# Is there "too many plants for a tank" ?



## 123playcard (Jul 25, 2015)

So I have a 5 gallon tank with only one Betta.

It currently has 5 different plants (Amazon sword, Hornwort, Rotala indica, Elodea and Cryptocoryne wendtii)

Currently there is no use of root tab or Excel 

My concern is that the bio load of a single betta may not be enough for all of these plants? 

Is that concern valid? (All plants look good for now - just 1 week old tank)


----------



## Lilypad (Oct 15, 2014)

I have a lot of plants in my 3 gallon. I had to start using excel because my anubias were starting to show signs of deficiencies. Even my salvinia and duckweed were dying off because of it. Everything is doing great since I started the excel.


----------



## Aqua Aurora (Oct 4, 2013)

The sword and crypt would benefit from a root tab, you can get them cheep on ebay
osmocote + root tabs
http://www.ebay.com/sch/i.html?_from=R40&_sacat=0&_nkw=osmocote+plus+root+tab&_sop=15
As for bioload you can add small snails like ramshorns, Malaysian trumpet snails (good for sand tanks-sift the sand) or pond and bladder snails to clean diatoms, eat missed food and generate a bit more ammonia for the plants. Mystery, apple, and nerite snails are larger and make a pretty big bioload, I don't really recommend them in such a small tank but thats just my opinion. 
I have a single betta in a densely planted 7g with dwarf lily plants and a LOT of java fern, I periodically put a ramshorn snail in to clean the glass diatoms. No sighs of nitrate deficiency.


----------



## Laki (Aug 24, 2011)

I read a DIY of a pop bottle Co2 thing once, and there's lots on YT. I think it might benefit your tank to help your plants get all the things they need.


----------



## Aqua Aurora (Oct 4, 2013)

DIY CO2 systems take daily or every other day work, can be messy, and are not as consistent with the co2 production (starts slowly and tapers off at the end) as a proper co2 tank (non diy).


----------



## Laki (Aug 24, 2011)

I never messed around with it but it seemed simple enough. Co2 kits are available though pretty cheaply?


----------



## Aqua Aurora (Oct 4, 2013)

Fluval has a cheap kit for small tanks 10g and under according to reviews you should get a different brand or co2 tubing and not that brand of diffuser (disc cannotbe removed to clean or replace and the material around it may deteriorate from a bleach dip (way to clean the discs).


----------



## RussellTheShihTzu (Mar 19, 2013)

Excel is a substitute carbon source; not fertilizer. Seachem Comprehensive _Flourish_ is the fertilizer. 

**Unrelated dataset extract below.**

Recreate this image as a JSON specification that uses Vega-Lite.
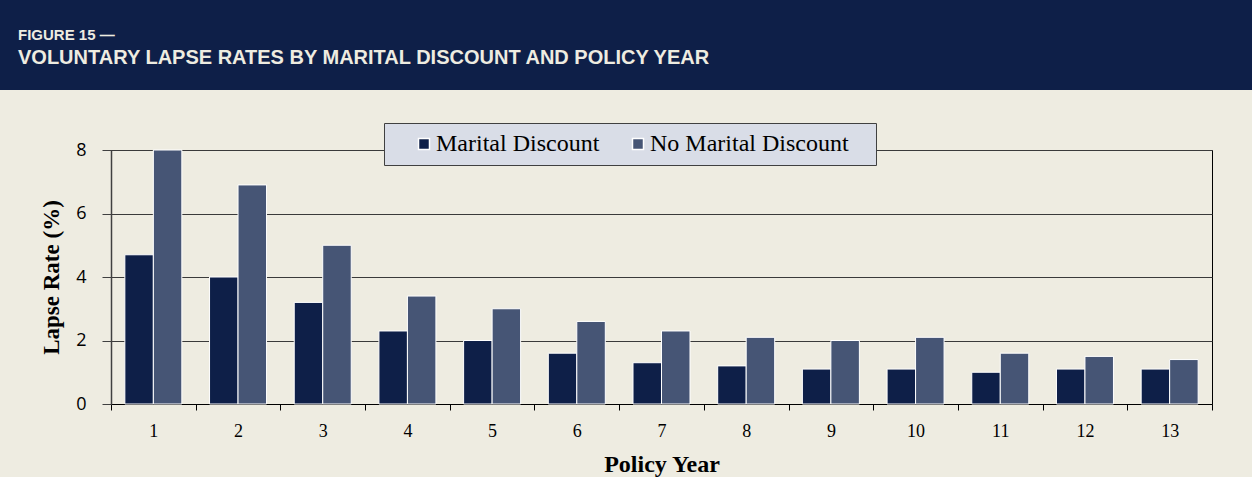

Root tabs and Flourish are plenty for my low-to-mid tech plants like yours to do well.


----------



## 123playcard (Jul 25, 2015)

So my test kits arrives today. 

I did a test for my 11 days old Betta tank (5 gallon, 1 Betta, heavily planted with (Amazon sword, Hornwort, Rotala indica, Elodea and Cryptocoryne wendtii. It was cycled with Tetra SafeStart. No water change yet)

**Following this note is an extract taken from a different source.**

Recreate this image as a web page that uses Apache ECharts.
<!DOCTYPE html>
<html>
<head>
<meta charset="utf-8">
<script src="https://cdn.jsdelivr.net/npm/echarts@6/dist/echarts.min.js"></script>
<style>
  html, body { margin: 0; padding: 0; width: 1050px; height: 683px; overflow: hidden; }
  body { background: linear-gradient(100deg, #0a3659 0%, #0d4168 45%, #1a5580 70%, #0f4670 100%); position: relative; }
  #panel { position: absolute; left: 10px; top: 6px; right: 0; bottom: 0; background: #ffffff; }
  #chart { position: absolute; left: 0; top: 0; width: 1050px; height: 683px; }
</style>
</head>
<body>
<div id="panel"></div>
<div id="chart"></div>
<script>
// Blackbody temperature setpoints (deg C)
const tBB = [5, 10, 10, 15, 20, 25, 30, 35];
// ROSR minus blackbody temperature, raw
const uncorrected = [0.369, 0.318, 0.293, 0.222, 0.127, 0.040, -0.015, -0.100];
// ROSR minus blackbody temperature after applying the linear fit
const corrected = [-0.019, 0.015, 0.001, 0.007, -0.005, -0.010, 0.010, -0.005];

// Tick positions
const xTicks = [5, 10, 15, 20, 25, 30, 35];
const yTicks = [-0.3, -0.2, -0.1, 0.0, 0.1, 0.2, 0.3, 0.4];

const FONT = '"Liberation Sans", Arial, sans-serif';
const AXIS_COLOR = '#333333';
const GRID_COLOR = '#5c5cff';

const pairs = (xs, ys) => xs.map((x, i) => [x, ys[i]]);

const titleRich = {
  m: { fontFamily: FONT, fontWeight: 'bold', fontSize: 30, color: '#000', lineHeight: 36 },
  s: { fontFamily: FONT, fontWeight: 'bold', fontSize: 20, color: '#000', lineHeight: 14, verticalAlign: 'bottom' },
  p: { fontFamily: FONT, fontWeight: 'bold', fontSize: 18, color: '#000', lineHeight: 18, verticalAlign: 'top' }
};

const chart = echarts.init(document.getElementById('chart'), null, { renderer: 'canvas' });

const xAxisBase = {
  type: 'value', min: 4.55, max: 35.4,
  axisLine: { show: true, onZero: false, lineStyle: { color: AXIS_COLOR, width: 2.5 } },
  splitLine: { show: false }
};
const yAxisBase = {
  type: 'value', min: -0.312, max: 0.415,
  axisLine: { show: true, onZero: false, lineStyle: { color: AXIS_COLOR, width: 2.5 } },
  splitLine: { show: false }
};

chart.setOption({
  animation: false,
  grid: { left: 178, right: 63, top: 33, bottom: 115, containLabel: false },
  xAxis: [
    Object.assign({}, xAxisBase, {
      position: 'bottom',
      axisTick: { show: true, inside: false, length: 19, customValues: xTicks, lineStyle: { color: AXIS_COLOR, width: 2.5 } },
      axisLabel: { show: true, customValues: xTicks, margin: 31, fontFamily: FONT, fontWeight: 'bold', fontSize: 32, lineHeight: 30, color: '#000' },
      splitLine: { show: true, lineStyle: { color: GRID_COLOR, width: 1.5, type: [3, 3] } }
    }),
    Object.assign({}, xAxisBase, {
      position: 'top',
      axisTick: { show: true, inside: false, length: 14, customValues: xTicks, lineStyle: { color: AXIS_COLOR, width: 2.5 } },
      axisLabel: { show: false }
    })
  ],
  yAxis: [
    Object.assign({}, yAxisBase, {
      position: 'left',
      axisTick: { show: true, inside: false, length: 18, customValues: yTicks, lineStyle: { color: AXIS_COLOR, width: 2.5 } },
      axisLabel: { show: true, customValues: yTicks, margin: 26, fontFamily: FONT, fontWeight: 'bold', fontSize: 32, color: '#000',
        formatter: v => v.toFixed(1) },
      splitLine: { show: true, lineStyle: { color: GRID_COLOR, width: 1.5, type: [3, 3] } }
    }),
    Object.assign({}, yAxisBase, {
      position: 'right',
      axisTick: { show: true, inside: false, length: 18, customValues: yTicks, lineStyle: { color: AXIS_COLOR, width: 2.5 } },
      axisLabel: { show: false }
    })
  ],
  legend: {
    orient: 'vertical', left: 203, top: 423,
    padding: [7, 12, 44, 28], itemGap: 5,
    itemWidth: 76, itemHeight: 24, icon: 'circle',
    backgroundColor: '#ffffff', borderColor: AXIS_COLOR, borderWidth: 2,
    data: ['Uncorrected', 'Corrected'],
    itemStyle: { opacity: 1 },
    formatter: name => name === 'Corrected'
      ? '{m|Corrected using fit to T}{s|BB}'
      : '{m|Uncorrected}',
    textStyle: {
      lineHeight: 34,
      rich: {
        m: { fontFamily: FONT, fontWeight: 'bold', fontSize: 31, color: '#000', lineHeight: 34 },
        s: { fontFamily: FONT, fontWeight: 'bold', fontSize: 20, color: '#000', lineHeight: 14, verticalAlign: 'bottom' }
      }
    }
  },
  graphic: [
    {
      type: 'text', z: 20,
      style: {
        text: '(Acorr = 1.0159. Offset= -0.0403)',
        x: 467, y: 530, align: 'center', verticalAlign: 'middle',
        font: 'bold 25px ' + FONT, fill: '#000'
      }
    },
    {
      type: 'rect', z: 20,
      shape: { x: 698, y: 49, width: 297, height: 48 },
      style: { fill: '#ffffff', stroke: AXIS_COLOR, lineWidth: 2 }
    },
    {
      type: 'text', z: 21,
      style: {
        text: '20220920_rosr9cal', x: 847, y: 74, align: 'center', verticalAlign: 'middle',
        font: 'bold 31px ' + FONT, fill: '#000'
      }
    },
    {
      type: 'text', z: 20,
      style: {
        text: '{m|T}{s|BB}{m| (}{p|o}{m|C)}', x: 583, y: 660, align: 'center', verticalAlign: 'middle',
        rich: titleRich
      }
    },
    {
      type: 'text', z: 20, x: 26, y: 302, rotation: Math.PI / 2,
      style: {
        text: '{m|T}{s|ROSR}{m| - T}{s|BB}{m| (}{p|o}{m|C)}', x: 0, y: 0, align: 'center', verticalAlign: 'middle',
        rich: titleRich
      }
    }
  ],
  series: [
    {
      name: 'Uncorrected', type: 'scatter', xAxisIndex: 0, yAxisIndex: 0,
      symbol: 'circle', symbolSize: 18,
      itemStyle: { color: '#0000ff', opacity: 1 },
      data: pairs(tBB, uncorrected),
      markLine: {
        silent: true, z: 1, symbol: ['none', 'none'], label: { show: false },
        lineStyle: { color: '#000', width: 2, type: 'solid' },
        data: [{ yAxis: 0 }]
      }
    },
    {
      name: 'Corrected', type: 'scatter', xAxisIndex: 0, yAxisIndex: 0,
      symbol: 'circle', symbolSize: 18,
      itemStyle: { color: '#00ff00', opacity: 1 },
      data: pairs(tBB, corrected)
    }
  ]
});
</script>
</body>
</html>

To my surprise the nitrate reads almost 0 (while the ammonia is 0.25, nitrite 0 and PH 7.4). (The reading is correct since I tried the kit with my longtime cycled 20 gallon community tank and the numbers show up as expected)

I feed betta about 6 pellets daily. Food is never wasted since he eats them as soon as I drop them.

So my guess is I have too many plants and too less waste / bioload from one single betta. All the plants grow well (better than the same plants in my 20 gallon tank)

I plan to move half of my plants to the community tank.

Is that a good decision? Or I should just continue with some Excel 2-3 times per week


----------



## RussellTheShihTzu (Mar 19, 2013)

You don't use Excel if your aim is to fertilize; as stated above it's a carbon source and not a fertilizer. Comprehensive is the fertilizer. I have those plants and found Excel made no difference in how they grow.

The plants should be fine and I'd leave them be. However, root tabs are definitely needed for the rooted plants like Swords and Crypts.

You should not see Nitrates until the tank is cycled. First it's Ammonia, then it's Ammonia/Nitrites and then it's Nitrates.


----------



## Aqua Aurora (Oct 4, 2013)

If you see nitrates while test still show ammonia readings, test your tap water. My tap gives me a 10/20ppm nitrate reading straight from the faucet.


----------



## Lilypad (Oct 15, 2014)

RussellTheShihTzu said:


> Excel is a substitute carbon source; not fertilizer. Seachem Comprehensive _Flourish_ is the fertilizer.
> 
> Root tabs and Flourish are plenty for my low-to-mid tech plants like yours to do well.


That's good to know, I'm going to pick up some comprehensive flourish today


----------